Gen. John Abizaid told the Senate Armed Services Committee Wednesday that the "prudent course" for Iraq would be to keep U.S. troops levels "about where they are." The president appears to have other ideas.
In a report in the Guardian, Simon Tisdall says that the president wants to make one "last big push" to win the war by sending an additional 20,000 U.S. troops to Iraq to join the approximately 150,000 already there.
Tisdall suggests that the Bush plan will form the framework for whatever James Baker's Iraq Study Group ends ups suggesting. He says the group is now building its recommendations around a four-point "victory strategy" developed by Pentagon officials who are working with the group. Point one is the increase in troop strength; the other three involve increasing cooperation with other powers in the region, attempting some sort of national reconciliation among Shiites, Sunnis and others, and boosting funding for U.S. troops and Iraqi security forces while working harder to stop corruption and improve the Iraqi government.

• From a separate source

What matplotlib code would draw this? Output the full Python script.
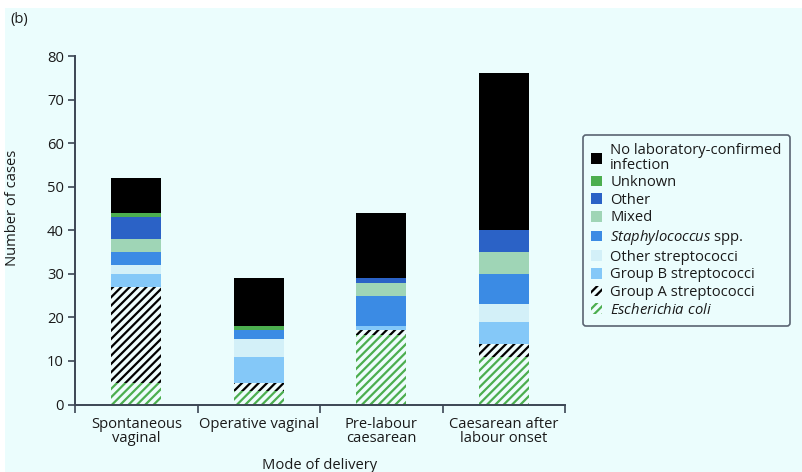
import matplotlib
matplotlib.use("Agg")
import matplotlib.pyplot as plt
from matplotlib.patches import Rectangle
import numpy as np

plt.rcParams['font.family'] = ['Open Sans', 'DejaVu Sans']
plt.rcParams['mathtext.fontset'] = 'custom'
plt.rcParams['mathtext.it'] = 'Open Sans:italic'
plt.rcParams['mathtext.rm'] = 'Open Sans'
plt.rcParams['hatch.linewidth'] = 1.6

# Mode of delivery categories
categories = ["Spontaneous\nvaginal", "Operative vaginal", "Pre-labour\ncaesarean",
              "Caesarean after\nlabour onset"]

# Case counts per organism (stacked bottom to top)
e_coli        = [5, 3, 16, 11]
group_a_strep = [22, 2, 1, 3]
group_b_strep = [3, 6, 1, 5]
other_strep   = [2, 4, 0, 4]
staph         = [3, 2, 7, 7]
mixed         = [3, 0, 3, 5]
other         = [5, 0, 1, 5]
unknown       = [1, 1, 0, 0]
no_lab        = [8, 11, 15, 36]

series = [
    (r"$\mathit{Escherichia\ coli}$", e_coli, "#eefcfc", "#4cae4f", "////"),
    ("Group A streptococci", group_a_strep, "#eefcfc", "#000000", "////"),
    ("Group B streptococci", group_b_strep, "#84c8f8", None, None),
    ("Other streptococci", other_strep, "#d3f0f8", None, None),
    (r"$\mathit{Staphylococcus}$ spp.", staph, "#3b8be4", None, None),
    ("Mixed", mixed, "#9fd5b6", None, None),
    ("Other", other, "#2b62c6", None, None),
    ("Unknown", unknown, "#4cae4f", None, None),
    ("No laboratory-confirmed\ninfection", no_lab, "#000000", None, None),
]

bg = "#ebfdfd"
axis_col = "#3c4654"
text_col = "#1a1a1a"
fs = 10.6

fig = plt.figure(figsize=(8.02, 4.72), dpi=100, facecolor="white")
fig.patches.append(Rectangle((5 / 802, 0), 1, 1 - 8 / 472, transform=fig.transFigure,
                             facecolor=bg, edgecolor="none", zorder=-10))

ax = fig.add_axes([75 / 802, (472 - 404.5) / 472, 490 / 802, 348.5 / 472])
ax.set_facecolor("none")

x = np.arange(len(categories)) + 0.5
width = 0.41
bottom = np.zeros(len(categories))
handles = []
for label, vals, fc, hc, hatch in series:
    vals = np.array(vals, dtype=float)
    if hatch:
        b = ax.bar(x, vals, width, bottom=bottom, color=fc, edgecolor=hc,
                   hatch=hatch, linewidth=0, label=label)
    else:
        b = ax.bar(x, vals, width, bottom=bottom, color=fc, edgecolor="none",
                   linewidth=0, label=label)
    handles.append(b)
    bottom += vals

ax.set_xlim(0, 4)
ax.set_ylim(0, 80)
ax.set_yticks(np.arange(0, 81, 10))
ax.set_xticks(np.arange(0, 5))
ax.set_xticklabels([])
ax.set_xticks(x, minor=True)
ax.set_xticklabels(categories, minor=True, color=text_col, fontsize=fs, linespacing=0.95)
ax.tick_params(axis="x", which="minor", length=0, pad=9)
ax.tick_params(axis="x", which="major", length=6, width=1.2, color=axis_col, direction="out")
ax.tick_params(axis="y", length=5, width=1.2, color=axis_col, labelsize=fs,
               labelcolor=text_col, pad=3)
for s in ("top", "right"):
    ax.spines[s].set_visible(False)
for s in ("left", "bottom"):
    ax.spines[s].set_color(axis_col)
    ax.spines[s].set_linewidth(1.4)

ax.set_xlabel("Mode of delivery", fontsize=fs, color=text_col, labelpad=8)
ax.set_ylabel("Number of cases", fontsize=fs, color=text_col)
ax.yaxis.set_label_coords(-0.112, 0.565)

fig.text(10 / 802, 1 - 19 / 472, "(b)", fontsize=fs, color=text_col, va="center")

leg = ax.legend(handles[::-1], [h.get_label() for h in handles[::-1]],
                loc="upper left", bbox_to_anchor=(583 / 802, 1 - 135 / 472),
                bbox_transform=fig.transFigure, fontsize=fs, frameon=True,
                fancybox=True, edgecolor="#5a6472", facecolor=bg, framealpha=1,
                handlelength=0.75, handleheight=0.75, handletextpad=0.55,
                labelspacing=0.18, borderpad=0.55, borderaxespad=0)
leg.get_frame().set_linewidth(1.2)
for t in leg.get_texts():
    t.set_color(text_col)
    t.set_linespacing(0.95)

fig.savefig("out.png", dpi=100, facecolor="white")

The Bush plan -- if this is the Bush plan -- isn't likely to make anyone particularly happy. It's not the beginning of a troop withdrawal that a lot of Democrats would like to see, and it's not the sort of dramatic and decisive troop buildup that John McCain and a handful others have been advocating. It is, as Bush's troop-level decisions have been all along, a half-measure, its middle-road approach made more striking every time the president declares the war in Iraq to be part of the "decisive ideological struggle of the 21st century."
A former senior administration official tells Tisdall that the proposal is both a shot in the dark and a bid to buy time. The former official says that Bush remains "in a state of denial about Iraq," but that he knows that he's got "less than a year, maybe six months, to make it work." If the latest plan fails, the former official says to watch for the withdrawal process to begin next fall.